(Entries with chart source code)
________________

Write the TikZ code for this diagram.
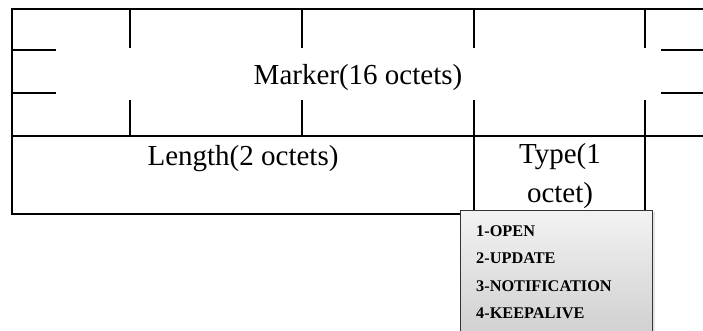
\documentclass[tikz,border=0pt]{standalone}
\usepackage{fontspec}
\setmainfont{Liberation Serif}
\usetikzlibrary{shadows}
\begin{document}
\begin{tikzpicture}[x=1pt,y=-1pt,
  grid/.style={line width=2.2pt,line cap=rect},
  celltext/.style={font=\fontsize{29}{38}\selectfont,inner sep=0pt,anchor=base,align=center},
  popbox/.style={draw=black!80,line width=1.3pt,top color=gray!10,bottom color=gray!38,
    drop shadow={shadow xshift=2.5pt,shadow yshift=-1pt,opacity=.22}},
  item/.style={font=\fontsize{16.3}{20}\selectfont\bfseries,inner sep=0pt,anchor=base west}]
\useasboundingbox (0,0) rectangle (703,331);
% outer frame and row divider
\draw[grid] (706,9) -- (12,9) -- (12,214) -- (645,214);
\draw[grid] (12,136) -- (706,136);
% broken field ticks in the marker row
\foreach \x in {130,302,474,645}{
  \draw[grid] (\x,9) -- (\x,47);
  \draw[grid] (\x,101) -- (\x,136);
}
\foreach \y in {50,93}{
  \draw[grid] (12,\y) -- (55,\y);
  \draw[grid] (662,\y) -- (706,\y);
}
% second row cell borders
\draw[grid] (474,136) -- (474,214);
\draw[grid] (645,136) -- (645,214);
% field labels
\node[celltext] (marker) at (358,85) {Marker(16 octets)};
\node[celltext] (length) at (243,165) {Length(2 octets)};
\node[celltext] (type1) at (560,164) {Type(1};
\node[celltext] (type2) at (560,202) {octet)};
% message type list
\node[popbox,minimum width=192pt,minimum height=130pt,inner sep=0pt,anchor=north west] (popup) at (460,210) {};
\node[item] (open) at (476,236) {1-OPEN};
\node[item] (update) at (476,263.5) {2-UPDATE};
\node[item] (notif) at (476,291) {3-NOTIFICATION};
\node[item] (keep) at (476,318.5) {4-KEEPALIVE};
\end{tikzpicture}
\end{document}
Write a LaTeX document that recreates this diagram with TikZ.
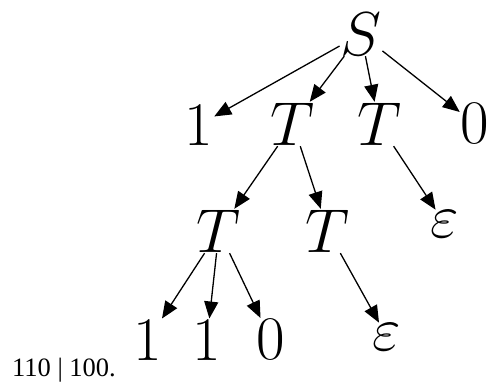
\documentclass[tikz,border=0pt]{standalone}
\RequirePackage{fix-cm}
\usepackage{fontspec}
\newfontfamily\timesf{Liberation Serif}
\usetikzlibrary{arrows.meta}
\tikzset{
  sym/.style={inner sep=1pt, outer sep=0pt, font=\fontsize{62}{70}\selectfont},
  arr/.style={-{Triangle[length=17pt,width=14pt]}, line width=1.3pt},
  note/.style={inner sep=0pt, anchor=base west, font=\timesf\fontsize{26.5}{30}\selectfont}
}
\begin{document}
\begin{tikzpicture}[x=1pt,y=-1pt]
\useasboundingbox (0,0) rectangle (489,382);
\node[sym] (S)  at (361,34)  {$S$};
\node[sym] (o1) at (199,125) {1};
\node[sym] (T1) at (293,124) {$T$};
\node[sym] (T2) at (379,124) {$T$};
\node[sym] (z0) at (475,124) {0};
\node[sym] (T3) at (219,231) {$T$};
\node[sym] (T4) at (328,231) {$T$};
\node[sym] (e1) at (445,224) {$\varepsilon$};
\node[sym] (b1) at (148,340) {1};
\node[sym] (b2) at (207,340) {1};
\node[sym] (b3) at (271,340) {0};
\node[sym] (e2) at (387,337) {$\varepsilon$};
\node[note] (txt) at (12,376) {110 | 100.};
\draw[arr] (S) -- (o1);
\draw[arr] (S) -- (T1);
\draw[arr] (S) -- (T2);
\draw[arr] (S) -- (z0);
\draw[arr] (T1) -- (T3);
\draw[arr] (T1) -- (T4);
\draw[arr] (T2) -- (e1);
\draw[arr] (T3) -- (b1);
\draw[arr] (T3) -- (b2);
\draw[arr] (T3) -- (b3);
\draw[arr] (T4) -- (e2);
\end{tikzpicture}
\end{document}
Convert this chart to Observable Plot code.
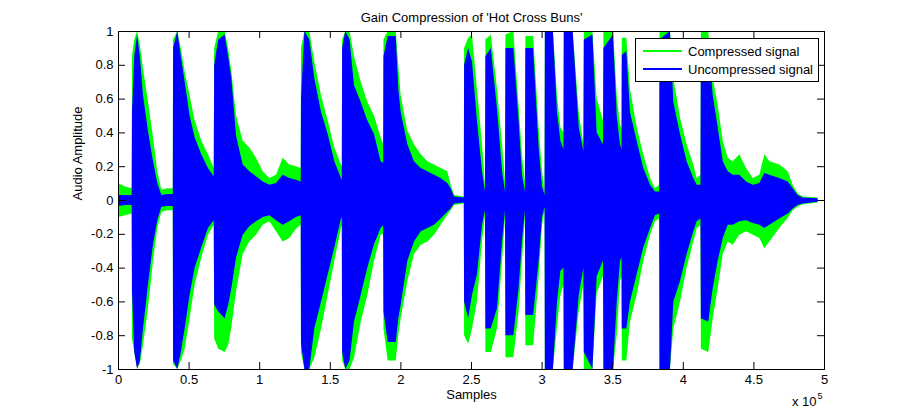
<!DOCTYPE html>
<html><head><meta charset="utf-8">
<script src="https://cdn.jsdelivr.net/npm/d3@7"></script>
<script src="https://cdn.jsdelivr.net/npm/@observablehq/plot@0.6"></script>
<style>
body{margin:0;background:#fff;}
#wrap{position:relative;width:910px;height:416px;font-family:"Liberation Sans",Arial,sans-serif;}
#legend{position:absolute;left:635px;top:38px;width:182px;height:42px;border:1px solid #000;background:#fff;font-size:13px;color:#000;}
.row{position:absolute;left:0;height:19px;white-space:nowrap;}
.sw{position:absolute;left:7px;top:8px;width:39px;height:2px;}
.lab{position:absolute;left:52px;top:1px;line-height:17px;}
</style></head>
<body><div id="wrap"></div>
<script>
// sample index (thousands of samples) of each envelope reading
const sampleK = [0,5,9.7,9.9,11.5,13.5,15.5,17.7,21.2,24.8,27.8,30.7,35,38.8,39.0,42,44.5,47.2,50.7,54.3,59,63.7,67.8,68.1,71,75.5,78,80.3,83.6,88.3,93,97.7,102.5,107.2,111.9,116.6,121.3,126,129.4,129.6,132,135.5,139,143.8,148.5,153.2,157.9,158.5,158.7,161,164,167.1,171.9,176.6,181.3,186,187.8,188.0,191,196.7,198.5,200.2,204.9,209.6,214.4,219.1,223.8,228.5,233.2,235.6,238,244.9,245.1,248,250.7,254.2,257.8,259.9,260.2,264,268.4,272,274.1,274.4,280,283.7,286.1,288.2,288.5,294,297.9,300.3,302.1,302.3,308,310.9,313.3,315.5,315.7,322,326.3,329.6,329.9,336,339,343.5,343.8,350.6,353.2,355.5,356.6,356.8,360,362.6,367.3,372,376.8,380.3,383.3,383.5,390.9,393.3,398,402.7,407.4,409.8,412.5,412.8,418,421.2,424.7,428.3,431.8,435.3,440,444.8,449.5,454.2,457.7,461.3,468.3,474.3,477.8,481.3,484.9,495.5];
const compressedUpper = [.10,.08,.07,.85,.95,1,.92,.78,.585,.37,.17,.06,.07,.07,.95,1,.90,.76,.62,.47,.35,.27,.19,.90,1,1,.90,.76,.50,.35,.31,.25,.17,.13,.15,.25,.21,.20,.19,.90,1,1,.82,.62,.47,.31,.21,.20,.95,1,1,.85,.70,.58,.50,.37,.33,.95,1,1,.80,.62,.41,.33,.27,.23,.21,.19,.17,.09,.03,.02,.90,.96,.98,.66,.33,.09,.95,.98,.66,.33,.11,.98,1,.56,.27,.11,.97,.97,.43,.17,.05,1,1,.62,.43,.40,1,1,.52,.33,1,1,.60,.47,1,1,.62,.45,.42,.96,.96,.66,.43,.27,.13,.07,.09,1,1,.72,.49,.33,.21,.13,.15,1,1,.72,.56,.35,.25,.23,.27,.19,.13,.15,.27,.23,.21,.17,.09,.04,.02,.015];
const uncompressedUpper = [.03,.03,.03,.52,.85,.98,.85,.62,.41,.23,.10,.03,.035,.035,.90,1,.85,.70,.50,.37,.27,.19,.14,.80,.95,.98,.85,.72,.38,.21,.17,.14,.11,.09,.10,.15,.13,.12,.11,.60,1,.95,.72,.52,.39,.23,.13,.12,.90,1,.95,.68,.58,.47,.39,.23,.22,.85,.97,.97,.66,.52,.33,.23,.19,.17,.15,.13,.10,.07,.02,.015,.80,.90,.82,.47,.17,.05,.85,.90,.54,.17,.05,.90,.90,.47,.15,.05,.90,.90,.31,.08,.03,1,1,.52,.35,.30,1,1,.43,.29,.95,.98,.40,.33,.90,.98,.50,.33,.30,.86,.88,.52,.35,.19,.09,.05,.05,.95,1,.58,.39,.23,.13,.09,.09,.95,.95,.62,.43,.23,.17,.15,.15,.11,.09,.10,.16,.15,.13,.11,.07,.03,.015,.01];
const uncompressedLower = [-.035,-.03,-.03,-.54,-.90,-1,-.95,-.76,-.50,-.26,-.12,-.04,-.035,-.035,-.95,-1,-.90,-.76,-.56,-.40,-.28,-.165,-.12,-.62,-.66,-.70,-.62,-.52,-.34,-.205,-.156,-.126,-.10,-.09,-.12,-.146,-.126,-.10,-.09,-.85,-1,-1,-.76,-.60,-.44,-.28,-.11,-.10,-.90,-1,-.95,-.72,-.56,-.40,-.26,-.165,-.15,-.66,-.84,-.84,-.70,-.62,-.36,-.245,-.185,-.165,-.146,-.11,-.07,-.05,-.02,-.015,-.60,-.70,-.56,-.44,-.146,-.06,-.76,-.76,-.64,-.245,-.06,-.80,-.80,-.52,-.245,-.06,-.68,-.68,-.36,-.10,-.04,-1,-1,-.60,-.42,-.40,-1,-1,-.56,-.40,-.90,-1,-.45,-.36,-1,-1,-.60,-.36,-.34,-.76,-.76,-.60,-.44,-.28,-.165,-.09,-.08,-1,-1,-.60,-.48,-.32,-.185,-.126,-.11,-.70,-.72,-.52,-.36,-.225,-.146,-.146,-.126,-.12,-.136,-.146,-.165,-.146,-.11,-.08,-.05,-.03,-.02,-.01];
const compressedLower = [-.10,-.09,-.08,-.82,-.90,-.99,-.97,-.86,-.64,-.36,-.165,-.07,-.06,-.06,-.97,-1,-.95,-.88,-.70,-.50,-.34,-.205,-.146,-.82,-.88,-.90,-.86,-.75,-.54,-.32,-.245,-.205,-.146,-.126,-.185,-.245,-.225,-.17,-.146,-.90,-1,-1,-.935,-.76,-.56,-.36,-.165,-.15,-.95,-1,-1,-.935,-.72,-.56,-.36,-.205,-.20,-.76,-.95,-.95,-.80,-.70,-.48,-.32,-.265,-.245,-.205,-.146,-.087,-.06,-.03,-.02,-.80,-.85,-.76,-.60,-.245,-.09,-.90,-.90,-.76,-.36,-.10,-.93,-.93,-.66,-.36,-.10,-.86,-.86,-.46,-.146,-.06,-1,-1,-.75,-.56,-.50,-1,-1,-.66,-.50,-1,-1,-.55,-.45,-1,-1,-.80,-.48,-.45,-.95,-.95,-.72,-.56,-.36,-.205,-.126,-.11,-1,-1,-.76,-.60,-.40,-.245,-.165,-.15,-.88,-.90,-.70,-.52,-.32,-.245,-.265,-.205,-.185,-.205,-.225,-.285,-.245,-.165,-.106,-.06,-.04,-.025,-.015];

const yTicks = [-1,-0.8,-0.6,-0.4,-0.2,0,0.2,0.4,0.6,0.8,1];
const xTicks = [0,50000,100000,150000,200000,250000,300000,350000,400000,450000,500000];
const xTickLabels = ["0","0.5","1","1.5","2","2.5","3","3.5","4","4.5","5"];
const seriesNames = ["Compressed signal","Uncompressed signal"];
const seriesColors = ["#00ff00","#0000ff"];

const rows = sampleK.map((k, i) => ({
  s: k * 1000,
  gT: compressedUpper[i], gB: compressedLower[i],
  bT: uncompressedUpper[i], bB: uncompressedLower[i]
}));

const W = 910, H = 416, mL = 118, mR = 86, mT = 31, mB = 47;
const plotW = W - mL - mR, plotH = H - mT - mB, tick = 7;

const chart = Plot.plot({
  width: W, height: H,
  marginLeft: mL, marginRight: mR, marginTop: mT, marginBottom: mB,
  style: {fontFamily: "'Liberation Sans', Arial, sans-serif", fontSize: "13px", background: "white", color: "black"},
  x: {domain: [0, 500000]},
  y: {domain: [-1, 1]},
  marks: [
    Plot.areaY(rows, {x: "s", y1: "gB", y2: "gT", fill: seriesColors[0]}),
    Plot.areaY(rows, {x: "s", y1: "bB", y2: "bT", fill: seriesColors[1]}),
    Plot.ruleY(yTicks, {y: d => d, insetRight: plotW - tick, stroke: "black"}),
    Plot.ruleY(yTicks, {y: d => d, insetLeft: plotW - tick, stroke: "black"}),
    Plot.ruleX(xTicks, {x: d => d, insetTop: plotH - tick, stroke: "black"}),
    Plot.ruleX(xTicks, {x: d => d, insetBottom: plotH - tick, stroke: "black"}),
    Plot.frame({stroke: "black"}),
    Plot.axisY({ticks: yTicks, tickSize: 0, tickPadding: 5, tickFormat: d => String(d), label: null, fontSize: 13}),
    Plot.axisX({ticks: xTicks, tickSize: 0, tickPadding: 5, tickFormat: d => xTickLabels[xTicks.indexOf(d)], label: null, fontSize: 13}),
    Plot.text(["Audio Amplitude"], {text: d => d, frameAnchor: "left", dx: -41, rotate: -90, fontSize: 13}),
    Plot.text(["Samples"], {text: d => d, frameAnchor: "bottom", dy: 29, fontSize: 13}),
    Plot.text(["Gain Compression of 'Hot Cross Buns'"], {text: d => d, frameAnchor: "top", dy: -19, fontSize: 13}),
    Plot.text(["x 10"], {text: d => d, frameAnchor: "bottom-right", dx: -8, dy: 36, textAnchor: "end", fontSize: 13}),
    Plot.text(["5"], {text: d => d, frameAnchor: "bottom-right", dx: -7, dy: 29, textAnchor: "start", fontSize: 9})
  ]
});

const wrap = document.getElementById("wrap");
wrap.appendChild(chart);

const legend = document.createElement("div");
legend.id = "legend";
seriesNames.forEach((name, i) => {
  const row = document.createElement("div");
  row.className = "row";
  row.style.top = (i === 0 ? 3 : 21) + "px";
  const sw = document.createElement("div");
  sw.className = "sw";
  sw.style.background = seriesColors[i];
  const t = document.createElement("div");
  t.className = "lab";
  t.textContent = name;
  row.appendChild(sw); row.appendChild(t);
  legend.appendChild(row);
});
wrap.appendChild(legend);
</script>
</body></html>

________________

• _OBJECTIVE_:
Pull out all lines from the entries above in which the word "diagram" appears.

• _OUTPUT OF THE TASK_:
Write the TikZ code for this diagram.
Write a LaTeX document that recreates this diagram with TikZ.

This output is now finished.